Before deploying VoIP, evaluate more than advertised speeds. A quick readiness check should include:
– Testing latency and stability during peak business hours
– Confirming Quality of Service (QoS) settings to prioritize voice
– Reviewing your ISP’s Service Level Agreement for response times and support

Often the fix isn’t a new provider but better network design and configuration.

What’s commonly missed

When call quality drops, the phone system is usually blamed first. In reality, most issues trace back to the internet: stability, configuration, and network design play a larger role than the VoIP platform itself. Successful deployments start with an honest assessment of internet readiness.

How Cytranet helps

Cytranet helps businesses understand the internet requirements for reliable VoIP. Our solutions—many backed by AT&T’s network—give businesses a solid foundation for call quality, reliability, and scale.

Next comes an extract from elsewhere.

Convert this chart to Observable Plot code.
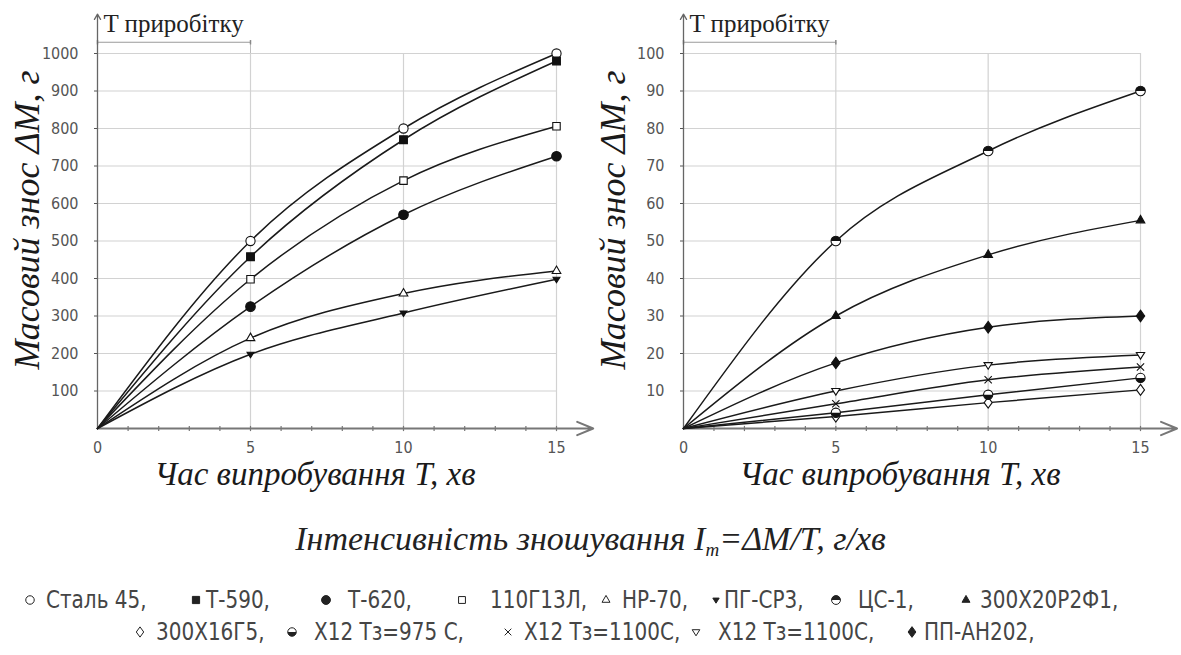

We assess network readiness, explain what your current connection can support, and align VoIP design with real-world conditions so you get clear calls and predictable performance.

Frequently asked questions

How much internet speed do I need for VoIP?
Most calls use about 100 kbps per direction. Stability and upload capacity matter more than raw download speed.

Is fiber required for business VoIP?
Fiber is ideal but not required. A stable, well-configured business broadband connection can suffice.

Why does VoIP sound bad on fast internet?
Speed doesn’t guarantee quality—latency, jitter, packet loss, and congestion are usually the culprits.

Can Wi‑Fi be used for VoIP phones?
Yes, but wired connections are more reliable for consistent call quality.